Outline of Monumental Mine remains as drawn by National Forest Service site inspection
Then J.H. moved north to the ranching community of Pilot Rock where he managed Alexander & Lobenstein’s general store from 1880 to 1883. In that latter year he began keeping the books for Heistad & Loveridge in Echo, Oregon, west of Pendleton, in the wide-open sage-brush country of northern Oregon. Newton Loveridge was his uncle, having married Amanda Minerva Robbins.
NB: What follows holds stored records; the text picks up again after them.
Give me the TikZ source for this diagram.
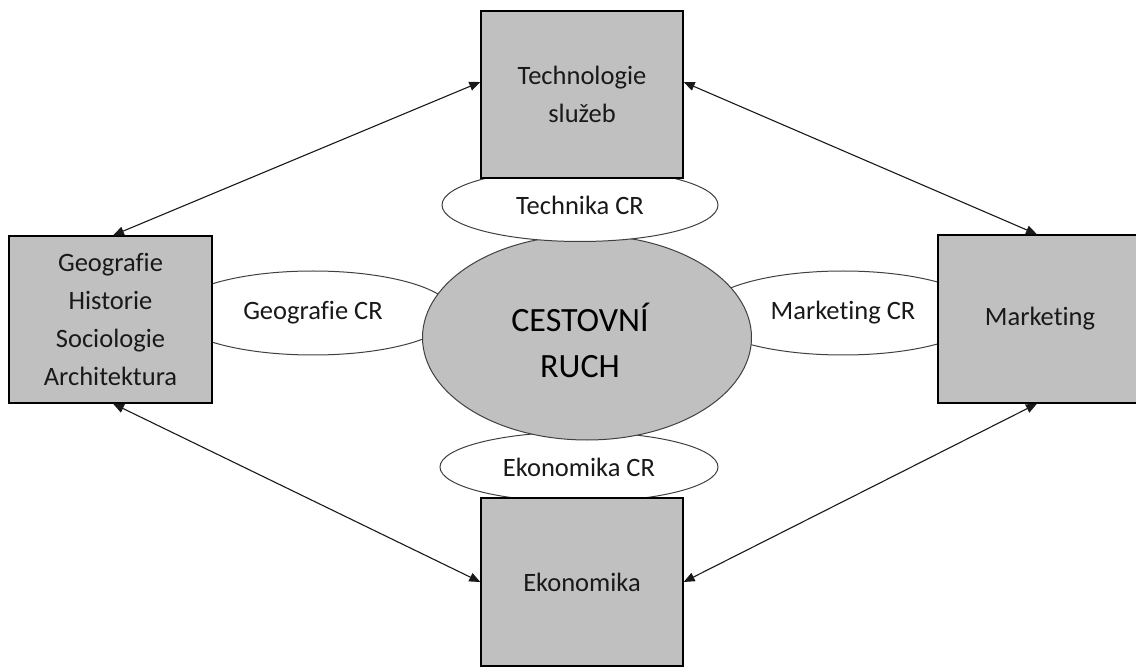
\documentclass[tikz,border=0pt]{standalone}
\usepackage{fontspec}
\setmainfont{Carlito}[Ligatures=NoCommon]
\usetikzlibrary{shapes.geometric,arrows.meta}
\definecolor{boxgray}{RGB}{192,192,192}
\definecolor{txt}{RGB}{25,25,25}
\begin{document}
\begin{tikzpicture}[x=1pt,y=-1pt,
  box/.style={draw=black, fill=boxgray, line width=1.3pt, inner sep=0pt, align=center,
    text=txt, font=\fontsize{26.5}{38}\selectfont},
  subell/.style={ellipse, draw=black!75, fill=white, line width=1pt, inner sep=0pt,
    text=txt, font=\fontsize{26.5}{38}\selectfont},
  mainell/.style={ellipse, draw=black!75, fill=boxgray, line width=1pt, inner sep=0pt},
  maintext/.style={align=center, text=black, inner sep=0pt, font=\fontsize{34}{46}\selectfont},
  arr/.style={line width=1.1pt, draw=black!90,
    {Triangle[length=11pt,width=9pt]}-{Triangle[length=11pt,width=9pt]}}]
\useasboundingbox (0,0) rectangle (1136,668);
\begin{scope}
\clip (0,0) rectangle (1136,668);
% small ellipses behind the central one
\node[subell, minimum width=278pt, minimum height=70pt] (ek) at (579,467) {Ekonomika CR};
\node[subell, minimum width=280pt, minimum height=84pt] (ge) at (313,313) {Geografie CR};
\node[subell, minimum width=280pt, minimum height=84pt] (ma) at (843,313) {Marketing CR};
% central ellipse
\node[mainell, minimum width=329pt, minimum height=205pt] (c) at (587,337.5) {};
\node[maintext] (ct) at (580,340) {CESTOVNÍ\\RUCH};
% ellipse in front of the central one
\node[subell, minimum width=276pt, minimum height=73pt] (te) at (580,205) {Technika CR};
% boxes
\node[box, minimum width=202pt, minimum height=167pt] (T) at (582,94.5) {Technologie\\služeb};
\node[box, minimum width=203pt, minimum height=167pt] (L) at (110.5,319.5) {Geografie\\Historie\\Sociologie\\Architektura};
\node[box, minimum width=204pt, minimum height=168pt] (R) at (1040,319) {Marketing};
\node[box, minimum width=202pt, minimum height=168pt] (B) at (582,582) {Ekonomika};
\end{scope}
% connectors
\draw[arr] ([yshift=12.5pt]T.west) -- ([xshift=2.5pt]L.north);
\draw[arr] ([yshift=12.5pt]T.east) -- ([xshift=-3pt]R.north);
\draw[arr] ([xshift=2.5pt]L.south) -- (B.west);
\draw[arr] ([xshift=-3pt]R.south) -- (B.east);
\end{tikzpicture}
\end{document}
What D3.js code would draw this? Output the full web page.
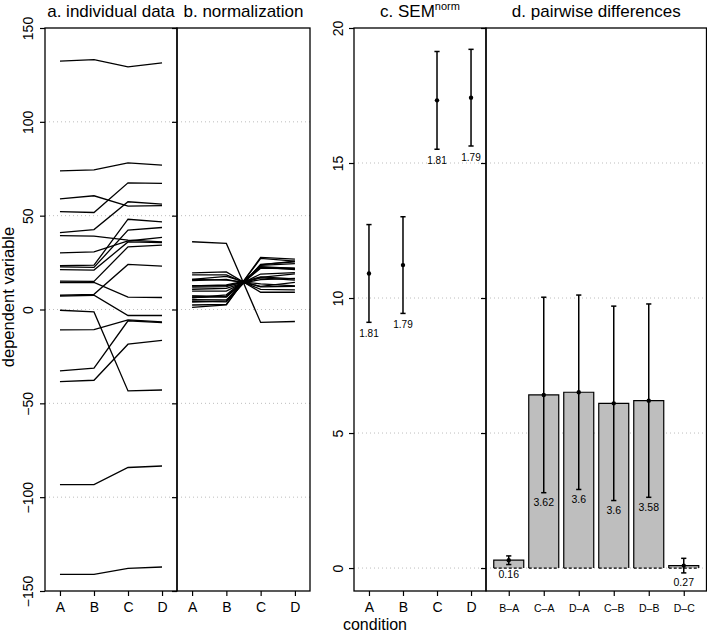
<!DOCTYPE html>
<html><head><meta charset="utf-8">
<script src="https://cdn.jsdelivr.net/npm/d3@7"></script>
<style>
body{margin:0;background:#fff}
svg{display:block}
text{font-family:"Liberation Sans",Arial,Helvetica,sans-serif;fill:#000}
</style>
</head><body>
<svg id="chart" width="707" height="631"></svg>
<script>
// ---------- data ----------
const conditions = ["A","B","C","D"];
const rawA = [132.4,73.9,59.0,52.2,41.0,39.4,30.2,23.3,22.7,21.3,15.1,14.4,7.6,7.1,-0.4,-10.9,-32.7,-38.4,-93.3,-141.1];
const rawB = [133.1,74.4,60.6,51.7,42.6,39.1,30.7,23.6,22.4,21.0,15.0,14.4,8.1,7.6,-1.3,-10.7,-31.3,-37.7,-93.3,-141.1];
const rawC = [129.3,78.1,55.1,67.5,57.4,37.0,36.5,48.1,42.3,36.0,33.4,6.6,24.0,-3.2,-43.4,-5.5,-6.0,-18.5,-84.2,-137.9];
const rawD = [131.4,76.9,55.4,67.2,56.1,36.0,38.4,46.7,43.7,35.7,34.3,6.4,23.1,-3.2,-42.9,-6.6,-7.0,-16.5,-83.4,-137.2];
const normA = [15.4,12.6,16.0,7.1,6.2,16.0,10.8,2.4,4.4,7.3,5.2,18.5,6.4,19.5,36.1,12.0,1.1,3.9,9.8,12.7];
const normB = [16.1,13.1,17.6,6.6,7.8,15.7,11.3,2.7,4.1,7.0,5.1,18.5,6.9,20.0,35.2,12.2,2.5,4.6,9.8,12.7];
const normC = [12.3,16.8,12.1,22.4,22.6,13.6,17.1,27.2,24.0,22.0,23.5,10.7,22.8,9.2,-6.9,17.4,27.8,23.8,18.9,15.9];
const normD = [14.4,15.6,12.4,22.1,21.3,12.6,19.0,25.8,25.4,21.7,24.4,10.5,21.9,9.2,-6.4,16.3,26.8,25.8,19.7,16.6];
const semMean = [10.91,11.22,17.32,17.42];
const semHalf = [1.81,1.79,1.81,1.79];
const semLabels = ["1.81","1.79","1.81","1.79"];
const diffNames = ["B\u2013A","C\u2013A","D\u2013A","C\u2013B","D\u2013B","D\u2013C"];
const diffMean = [0.29,6.41,6.51,6.10,6.20,0.09];
const diffHalf = [0.16,3.62,3.60,3.60,3.58,0.27];
const diffLabels = ["0.16","3.62","3.6","3.6","3.58","0.27"];
const ticksRaw = [-150,-100,-50,0,50,100,150];
const gridRaw = [-100,-50,0,50,100];
const ticksSem = [0,5,10,15,20];
const gridSem = [0,5,10,15];

// ---------- layout ----------
const svg = d3.select("#chart");
const plotTop = 28, plotBottom = 591;
const yA = d3.scaleLinear().domain([-150,150]).range([plotBottom, plotTop]);
const yC = d3.scaleLinear().domain([-0.85,20]).range([plotBottom, plotTop]);
const xa = d3.scaleLinear().domain([0.56,4.44]).range([45,177]);
const xb = d3.scaleLinear().domain([0.56,4.44]).range([177,310]);
const xc = d3.scaleLinear().domain([0.56,4.44]).range([354,486]);
const xd = d3.scaleLinear().domain([0.35,6.65]).range([486,706.5]);

function grid(x, y, vals){
  svg.append("g").selectAll("line").data(vals).join("line")
    .attr("x1", x.range()[0]).attr("x2", x.range()[1])
    .attr("y1", d=>y(d)).attr("y2", d=>y(d))
    .attr("stroke","#bdbdbd").attr("stroke-width",1).attr("stroke-dasharray","1,3");
}
grid(xa,yA,gridRaw); grid(xb,yA,gridRaw); grid(xc,yC,gridSem); grid(xd,yC,gridSem);

function yAxis(x, y, vals, labels, off){
  const g = svg.append("g").attr("transform",`translate(${x.range()[0]},0)`)
    .call(d3.axisLeft(y).tickValues(vals).tickSize(5).tickFormat(labels ? d3.format("d") : ""));
  g.select(".domain").remove();
  g.selectAll(".tick line").attr("stroke","#000").attr("stroke-width",1.2);
  g.selectAll(".tick text").attr("x",null).attr("dy",null).attr("y",null)
    .attr("text-anchor","middle").attr("transform",`translate(${-off},0) rotate(-90)`)
    .style("font-size","14px").style("font-family","'Liberation Sans',Arial,sans-serif");
}
yAxis(xa,yA,ticksRaw,true,12);
yAxis(xb,yA,ticksRaw,false,12);
yAxis(xc,yC,ticksSem,true,11.5);
yAxis(xd,yC,ticksSem,false,11.5);

function xAxis(x, n, names, fs, pad){
  const g = svg.append("g").attr("transform",`translate(0,${plotBottom})`)
    .call(d3.axisBottom(x).tickValues(d3.range(1,n+1)).tickSize(5).tickPadding(pad)
      .tickFormat(i=>names[i-1]));
  g.select(".domain").remove();
  g.selectAll(".tick line").attr("stroke","#000").attr("stroke-width",1.2);
  g.selectAll(".tick text").style("font-size",fs+"px")
    .style("font-family","'Liberation Sans',Arial,sans-serif");
}
xAxis(xa,4,conditions,14,6);
xAxis(xb,4,conditions,14,6);
xAxis(xc,4,conditions,14,6);
xAxis(xd,6,diffNames,10.5,9);

// ---------- panel a & b lines ----------
const line = d3.line();
function drawLines(x, cols){
  svg.append("g").selectAll("path").data(d3.range(cols[0].length)).join("path")
    .attr("d", i=>line(cols.map((c,k)=>[x(k+1), yA(c[i])])))
    .attr("fill","none").attr("stroke","#000").attr("stroke-width",1.3);
}
drawLines(xa,[rawA,rawB,rawC,rawD]);
drawLines(xb,[normA,normB,normC,normD]);

// ---------- panel d bars ----------
const bw = 30;
const gd = svg.append("g");
diffMean.forEach((m,i)=>{
  const cx = xd(i+1), x0 = cx-bw/2, x1 = cx+bw/2, y0 = yC(0), y1 = yC(m);
  gd.append("rect").attr("x",x0).attr("y",Math.min(y0,y1)).attr("width",bw)
    .attr("height",Math.abs(y0-y1)).attr("fill","#bebebe");
  gd.append("path").attr("d",`M${x0},${y0}V${y1}H${x1}V${y0}`)
    .attr("fill","none").attr("stroke","#000").attr("stroke-width",1.2);
  gd.append("line").attr("x1",x0).attr("x2",x1).attr("y1",y0).attr("y2",y0)
    .attr("stroke","#000").attr("stroke-width",1.2).attr("stroke-dasharray","3,2");
});

// ---------- error bars ----------
function errBars(x, means, halfs, labels, fs, lo){
  const g = svg.append("g");
  means.forEach((m,i)=>{
    const cx = x(i+1), yt = yC(m+halfs[i]), yb = yC(m-halfs[i]);
    g.append("line").attr("x1",cx).attr("x2",cx).attr("y1",yt).attr("y2",yb)
      .attr("stroke","#000").attr("stroke-width",1.5);
    [yt,yb].forEach(yy=>g.append("line").attr("x1",cx-2.6).attr("x2",cx+2.6)
      .attr("y1",yy).attr("y2",yy).attr("stroke","#000").attr("stroke-width",1.5));
    g.append("circle").attr("cx",cx).attr("cy",yC(m)).attr("r",2.2).attr("fill","#000");
    g.append("text").attr("x",cx).attr("y",yb+lo).attr("text-anchor","middle")
      .style("font-size",fs+"px").text(labels[i]);
  });
}
errBars(xc, semMean, semHalf, semLabels, 10, 14.5);
errBars(xd, diffMean, diffHalf, diffLabels, 10.5, 13.5);

// ---------- frames ----------
[xa,xb,xc,xd].forEach(x=>{
  svg.append("rect").attr("x",x.range()[0]).attr("y",plotTop)
    .attr("width",x.range()[1]-x.range()[0]).attr("height",plotBottom-plotTop)
    .attr("fill","none").attr("stroke","#000").attr("stroke-width",1.3);
});

// ---------- titles ----------
function title(x, txt){
  return svg.append("text").attr("x",(x.range()[0]+x.range()[1])/2).attr("y",16.5)
    .attr("text-anchor","middle").style("font-size","17px").text(txt);
}
title(xa,"a. individual data");
title(xb,"b. normalization");
const tc = title(xc,"c. SEM");
tc.append("tspan").attr("dy",-6.5).style("font-size","11px").text("norm");
title(xd,"d. pairwise differences");

svg.append("text").attr("transform","translate(14,297) rotate(-90)")
  .attr("text-anchor","middle").style("font-size","16.5px").text("dependent variable");
svg.append("text").attr("x",375).attr("y",629.5).attr("text-anchor","middle")
  .style("font-size","16px").text("condition");
</script>
</body></html>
For two years J. H. engaged in real estate brokerage in Pendleton and then he was elected Umatilla County Treasurer in 1888, which office he held until 1893. In 1889 he was appointed assistant cashier of the Pendleton Savings Bank, which he retired from in 1893. From then until 1899 he worked as a receiver at the La Grande Land Office and was vice-president and director of the Farmer & Trader National Bank.

J. H. Robbins in Oregon State Legislature
In 1899 Jacob Harvey Robbins moved to Sumpter, back in Baker County, but not far from the Granite mining community in which he had grown up, now completing a circle from Grant county, north to Umatilla county, then down to Union county (La Grande), and to Baker county back on the border with Grant. In Sumpter he organized his bank and issued his bank notes. In addition he served as mayor of Sumpter and then was elected to the State House of Representatives from Baker County in 1903. Sumpter was a booming city in the early 1900s but was already in decline when a large fire swept through in 1917. Today, Sumpter is the center of both outdoor and historic recreation, with the Sumpter Valley Dredge State Heritage Area, an old railroad, and the remaining buildings from the town’s heyday, being a big draw for tourists.
But J. H. Robbins didn’t stay many years as in 1904 he moved north to Spokane, where his parents Harvey and Perlina Robbins were already living. That year he organized Robbins, Pratt & Robbins Co., a furniture store, in Spokane with his brother Chester Robbins. All of his business activities after that are less well known. In 1910 he was in Yakima, then he was back in Spokane and associated with the Northern Pacific Fruit Distributors, and later in Ashland where he worked for the Ashland Fruit & Produce Association. In the 1940 census, at the age of 80, J. H. Robbins is listed as an inmate in the Oregon Masonic and Eastern Star Home for the Aged. And yet, he continued to live until 1953, when he finally died after 94 years of a very long and eventful life.
He studied in the large city of Portland, he worked in the predominantly ranching and farming communities of Pendleton and Pilot Rock, he lived and worked in the small mining communities of Granite and Sumpter, conducted business in the city of Spokane, and later distributed fruit in the southern city of Ashland. At one point he considered relocating to Boise. He ended his life in McMinnville, a small city west of Portland. Many of our ancestors lived their entire lives in one single town or county, but Jacob Harvey Robbins explored all the opportunities that the (inland) Pacific Northwest had to offer.